Retype exactly what runs from the first line of the data to the line with "const H = 1021;", keeping both of those lines and skipping pictures.

Data excerpt:
====
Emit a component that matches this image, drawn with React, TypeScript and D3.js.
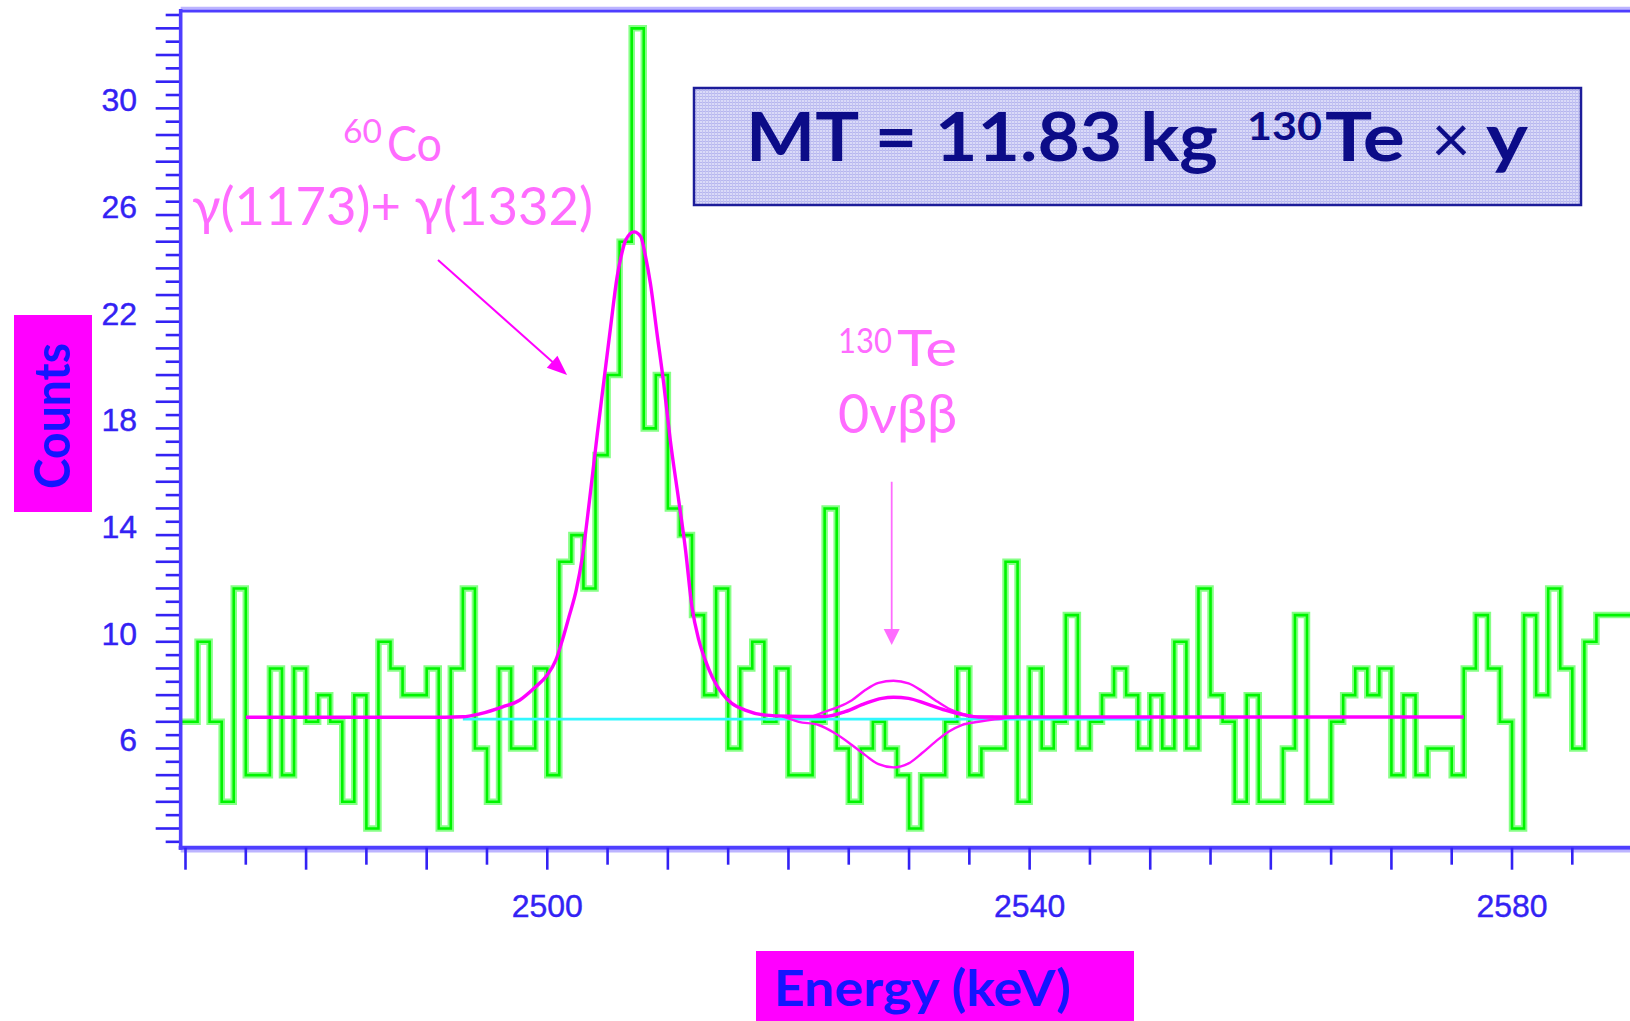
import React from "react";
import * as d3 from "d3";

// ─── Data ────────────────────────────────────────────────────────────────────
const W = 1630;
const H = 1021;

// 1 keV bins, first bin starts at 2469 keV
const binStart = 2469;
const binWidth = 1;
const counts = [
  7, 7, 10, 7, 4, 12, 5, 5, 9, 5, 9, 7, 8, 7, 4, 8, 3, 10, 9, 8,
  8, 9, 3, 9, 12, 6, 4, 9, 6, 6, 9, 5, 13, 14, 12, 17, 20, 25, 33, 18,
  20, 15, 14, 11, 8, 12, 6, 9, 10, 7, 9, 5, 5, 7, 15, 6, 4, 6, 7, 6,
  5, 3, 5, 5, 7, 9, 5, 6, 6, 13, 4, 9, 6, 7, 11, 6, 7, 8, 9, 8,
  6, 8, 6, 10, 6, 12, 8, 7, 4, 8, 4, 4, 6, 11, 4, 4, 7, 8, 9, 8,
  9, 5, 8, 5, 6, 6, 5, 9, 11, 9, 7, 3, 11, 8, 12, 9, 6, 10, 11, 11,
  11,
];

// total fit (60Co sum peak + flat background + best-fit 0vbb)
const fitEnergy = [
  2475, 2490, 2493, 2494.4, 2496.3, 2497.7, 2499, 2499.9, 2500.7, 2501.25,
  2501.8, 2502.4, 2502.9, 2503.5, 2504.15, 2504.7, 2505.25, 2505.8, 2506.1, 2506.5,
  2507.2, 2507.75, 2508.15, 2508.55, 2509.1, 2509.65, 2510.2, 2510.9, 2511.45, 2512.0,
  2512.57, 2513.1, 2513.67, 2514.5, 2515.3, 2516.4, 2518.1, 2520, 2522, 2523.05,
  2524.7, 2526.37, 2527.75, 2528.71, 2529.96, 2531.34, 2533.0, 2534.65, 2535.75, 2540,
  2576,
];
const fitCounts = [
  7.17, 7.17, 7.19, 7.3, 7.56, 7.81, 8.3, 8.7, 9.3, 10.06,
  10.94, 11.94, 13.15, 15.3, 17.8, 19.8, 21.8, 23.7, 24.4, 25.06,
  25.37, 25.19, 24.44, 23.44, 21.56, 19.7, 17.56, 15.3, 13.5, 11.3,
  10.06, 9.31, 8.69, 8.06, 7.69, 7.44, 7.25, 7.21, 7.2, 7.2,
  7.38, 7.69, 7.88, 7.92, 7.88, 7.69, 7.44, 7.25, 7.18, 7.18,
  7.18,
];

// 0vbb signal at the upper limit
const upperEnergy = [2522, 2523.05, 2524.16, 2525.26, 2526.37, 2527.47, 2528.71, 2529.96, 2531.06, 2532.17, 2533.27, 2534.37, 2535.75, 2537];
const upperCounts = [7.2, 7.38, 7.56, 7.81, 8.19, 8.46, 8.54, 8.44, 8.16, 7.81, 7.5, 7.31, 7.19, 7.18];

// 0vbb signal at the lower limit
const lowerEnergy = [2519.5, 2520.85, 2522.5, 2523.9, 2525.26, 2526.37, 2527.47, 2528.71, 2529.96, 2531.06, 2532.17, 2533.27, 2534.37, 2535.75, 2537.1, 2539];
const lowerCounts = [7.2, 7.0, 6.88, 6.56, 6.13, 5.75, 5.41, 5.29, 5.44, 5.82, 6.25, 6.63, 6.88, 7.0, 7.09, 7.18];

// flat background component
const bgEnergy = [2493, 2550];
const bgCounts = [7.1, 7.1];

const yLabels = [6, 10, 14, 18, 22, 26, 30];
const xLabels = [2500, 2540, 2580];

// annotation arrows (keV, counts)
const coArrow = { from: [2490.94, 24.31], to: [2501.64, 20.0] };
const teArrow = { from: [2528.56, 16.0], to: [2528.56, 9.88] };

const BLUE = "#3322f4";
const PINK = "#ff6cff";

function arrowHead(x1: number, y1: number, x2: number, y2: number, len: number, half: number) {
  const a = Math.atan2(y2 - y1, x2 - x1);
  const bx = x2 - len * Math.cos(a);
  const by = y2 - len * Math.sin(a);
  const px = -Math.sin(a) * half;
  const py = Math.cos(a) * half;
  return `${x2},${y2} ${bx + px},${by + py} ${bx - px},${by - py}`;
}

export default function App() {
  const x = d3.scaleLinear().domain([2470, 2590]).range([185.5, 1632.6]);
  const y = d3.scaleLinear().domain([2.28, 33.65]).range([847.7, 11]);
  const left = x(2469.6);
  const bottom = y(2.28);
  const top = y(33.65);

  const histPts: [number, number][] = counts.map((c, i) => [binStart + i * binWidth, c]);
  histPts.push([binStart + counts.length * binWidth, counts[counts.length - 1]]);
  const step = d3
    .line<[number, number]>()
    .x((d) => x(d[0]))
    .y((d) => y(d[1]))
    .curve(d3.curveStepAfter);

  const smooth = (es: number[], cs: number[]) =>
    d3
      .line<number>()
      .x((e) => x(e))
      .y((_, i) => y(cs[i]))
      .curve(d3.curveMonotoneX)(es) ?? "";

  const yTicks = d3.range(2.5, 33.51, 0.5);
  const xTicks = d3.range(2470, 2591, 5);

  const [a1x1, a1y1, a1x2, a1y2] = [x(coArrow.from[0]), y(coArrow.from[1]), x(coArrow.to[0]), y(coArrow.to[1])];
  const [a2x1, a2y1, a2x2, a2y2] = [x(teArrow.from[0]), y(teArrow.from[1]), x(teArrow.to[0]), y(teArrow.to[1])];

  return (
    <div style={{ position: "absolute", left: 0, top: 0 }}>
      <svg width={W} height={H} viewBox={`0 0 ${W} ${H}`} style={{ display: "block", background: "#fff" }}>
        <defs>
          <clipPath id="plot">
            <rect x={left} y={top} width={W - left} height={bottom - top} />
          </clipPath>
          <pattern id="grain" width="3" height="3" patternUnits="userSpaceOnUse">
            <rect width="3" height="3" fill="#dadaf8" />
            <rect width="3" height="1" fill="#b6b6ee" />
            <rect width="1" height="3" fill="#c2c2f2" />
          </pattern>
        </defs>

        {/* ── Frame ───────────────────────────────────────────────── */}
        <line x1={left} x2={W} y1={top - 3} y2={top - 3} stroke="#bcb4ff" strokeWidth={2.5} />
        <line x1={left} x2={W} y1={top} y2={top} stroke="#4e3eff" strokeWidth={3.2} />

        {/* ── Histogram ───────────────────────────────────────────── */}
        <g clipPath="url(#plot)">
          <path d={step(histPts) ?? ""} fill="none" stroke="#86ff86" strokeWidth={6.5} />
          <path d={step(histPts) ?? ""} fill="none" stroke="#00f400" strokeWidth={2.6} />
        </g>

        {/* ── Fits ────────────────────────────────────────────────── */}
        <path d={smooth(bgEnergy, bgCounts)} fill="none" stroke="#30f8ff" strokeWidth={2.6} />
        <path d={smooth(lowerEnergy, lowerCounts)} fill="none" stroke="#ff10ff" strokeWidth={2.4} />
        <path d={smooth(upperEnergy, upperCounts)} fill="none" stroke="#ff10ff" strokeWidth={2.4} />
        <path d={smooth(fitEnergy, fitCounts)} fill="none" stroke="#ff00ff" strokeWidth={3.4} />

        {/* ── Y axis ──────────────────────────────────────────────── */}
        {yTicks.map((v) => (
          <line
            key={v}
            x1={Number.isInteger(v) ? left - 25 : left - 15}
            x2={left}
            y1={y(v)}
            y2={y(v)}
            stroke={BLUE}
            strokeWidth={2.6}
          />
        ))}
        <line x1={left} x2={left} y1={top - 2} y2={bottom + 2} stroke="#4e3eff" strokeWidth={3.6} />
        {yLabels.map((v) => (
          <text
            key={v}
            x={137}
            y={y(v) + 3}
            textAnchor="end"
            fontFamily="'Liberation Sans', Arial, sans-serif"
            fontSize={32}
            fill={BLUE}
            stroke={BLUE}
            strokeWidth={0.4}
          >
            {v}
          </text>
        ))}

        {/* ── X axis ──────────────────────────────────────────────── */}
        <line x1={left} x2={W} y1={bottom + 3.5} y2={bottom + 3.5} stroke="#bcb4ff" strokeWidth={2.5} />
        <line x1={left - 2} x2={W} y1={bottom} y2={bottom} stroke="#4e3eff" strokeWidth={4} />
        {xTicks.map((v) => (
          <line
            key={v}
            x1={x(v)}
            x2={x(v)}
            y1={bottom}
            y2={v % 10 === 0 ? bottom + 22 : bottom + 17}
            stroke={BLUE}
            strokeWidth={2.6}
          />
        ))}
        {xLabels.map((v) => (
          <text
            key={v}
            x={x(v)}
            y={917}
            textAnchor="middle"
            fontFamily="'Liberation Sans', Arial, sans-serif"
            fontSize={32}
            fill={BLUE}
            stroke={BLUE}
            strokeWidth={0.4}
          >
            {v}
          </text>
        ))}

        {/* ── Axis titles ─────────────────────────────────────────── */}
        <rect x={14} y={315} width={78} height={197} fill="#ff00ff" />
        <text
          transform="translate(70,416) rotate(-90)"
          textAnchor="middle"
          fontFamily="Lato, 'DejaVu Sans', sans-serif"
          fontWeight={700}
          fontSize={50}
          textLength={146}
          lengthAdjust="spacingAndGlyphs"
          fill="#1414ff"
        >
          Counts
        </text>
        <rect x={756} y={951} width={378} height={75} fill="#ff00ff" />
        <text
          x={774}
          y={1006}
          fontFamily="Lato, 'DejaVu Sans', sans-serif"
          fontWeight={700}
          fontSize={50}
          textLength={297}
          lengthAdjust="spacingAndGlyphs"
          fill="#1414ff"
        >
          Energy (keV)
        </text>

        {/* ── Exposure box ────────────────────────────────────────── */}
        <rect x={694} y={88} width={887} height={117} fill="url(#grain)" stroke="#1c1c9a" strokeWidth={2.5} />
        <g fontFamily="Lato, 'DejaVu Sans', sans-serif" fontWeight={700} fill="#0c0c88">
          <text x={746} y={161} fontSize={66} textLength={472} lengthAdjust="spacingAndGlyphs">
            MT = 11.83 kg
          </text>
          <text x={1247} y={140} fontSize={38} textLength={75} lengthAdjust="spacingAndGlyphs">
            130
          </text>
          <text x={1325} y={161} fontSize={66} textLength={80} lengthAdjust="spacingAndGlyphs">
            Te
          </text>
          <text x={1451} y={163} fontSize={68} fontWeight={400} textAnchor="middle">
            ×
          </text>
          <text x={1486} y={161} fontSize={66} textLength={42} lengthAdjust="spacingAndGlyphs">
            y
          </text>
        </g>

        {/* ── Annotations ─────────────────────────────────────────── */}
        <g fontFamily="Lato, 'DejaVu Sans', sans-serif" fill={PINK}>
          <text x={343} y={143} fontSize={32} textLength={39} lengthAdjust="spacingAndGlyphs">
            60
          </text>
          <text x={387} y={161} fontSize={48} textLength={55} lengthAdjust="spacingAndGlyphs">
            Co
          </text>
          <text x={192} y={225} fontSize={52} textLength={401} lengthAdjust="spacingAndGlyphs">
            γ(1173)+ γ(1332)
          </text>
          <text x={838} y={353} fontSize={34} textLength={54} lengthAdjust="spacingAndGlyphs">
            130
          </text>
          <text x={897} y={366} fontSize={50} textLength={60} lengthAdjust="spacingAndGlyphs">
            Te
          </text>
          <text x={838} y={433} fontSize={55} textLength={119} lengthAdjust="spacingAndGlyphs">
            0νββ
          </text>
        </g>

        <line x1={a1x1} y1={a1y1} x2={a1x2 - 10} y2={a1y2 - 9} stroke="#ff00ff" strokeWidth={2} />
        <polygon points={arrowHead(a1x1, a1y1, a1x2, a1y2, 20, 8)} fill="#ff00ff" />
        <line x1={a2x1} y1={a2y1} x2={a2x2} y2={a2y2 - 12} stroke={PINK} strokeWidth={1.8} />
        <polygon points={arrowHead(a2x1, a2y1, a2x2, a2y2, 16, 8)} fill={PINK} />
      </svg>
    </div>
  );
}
====
Solution for this problem:
Emit a component that matches this image, drawn with React, TypeScript and D3.js.
import React from "react";
import * as d3 from "d3";

// ─── Data ────────────────────────────────────────────────────────────────────
const W = 1630;
const H = 1021;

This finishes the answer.